0:000> dds 00126000 00130000

………………………………………………………………………………………….

0012df94  7d58272d sqlcese35!SpinLock::Enter+0xd
0012dfa8  7d55bc0b sqlcese35!AutoSpinLock::AutoSpinLock+0×17
0012dfac  7d55bc48 sqlcese35!AutoSpinLock::Leave+0×12
0012dfb4  7d57c150 sqlcese35!Session::GetSyncSession+0x4c
0012dfc8  7d58ebbd sqlcese35!TrackingUtils::GetSyncSessionInfo+0×19
0012dfcc  7d58ebf4 sqlcese35!TrackingUtils::GetSyncSessionInfo+0×50

……………………………………………………………………………………………….

Only interesting bits are shown above for brevity but there is no exception dispatcher found on raw stack memory so that confirms that no exception has been thrown in this thread call stack

Resolution and Workaround

1. There is no way for you to determine in SQL CE whether a resource is locked before locking it, except to attempt to access the data catch the time out exception, so one workaround is to have a configurable SQL CE lock timeout so that when SQL CE database is fragmented over time and when you get an exception you can increase the timeout value

2.  SQL CE database is file based loaded in process’s address space so  SQL CE database can become fragmented over time and fragmentation causes some serious performance issue.

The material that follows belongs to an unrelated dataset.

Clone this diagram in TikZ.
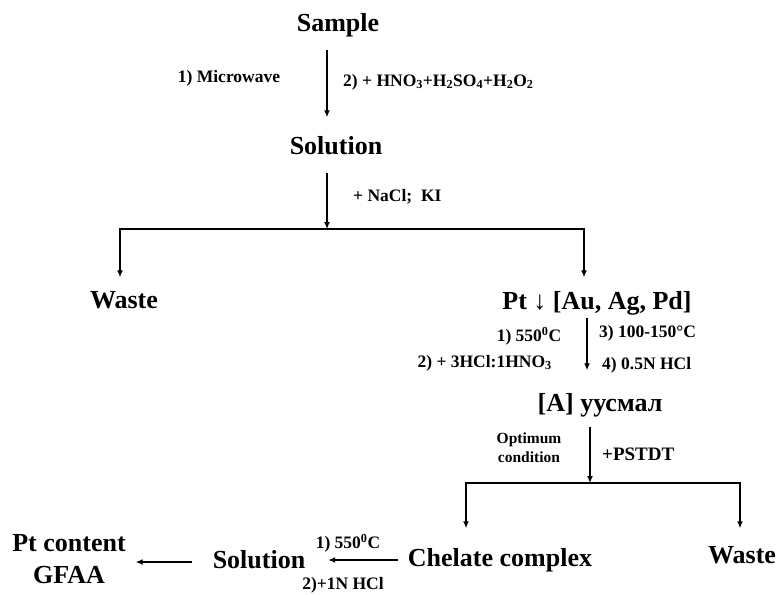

To avoid fragmentation,  you can compact the database when locktimeout exception is thrown

However, if the lock is due to coding error in that case review your code path but in this case there is only one connection object with a command object on one thread so this was a fragmentation issue and locktimeout issue did get resolved after compacting the database.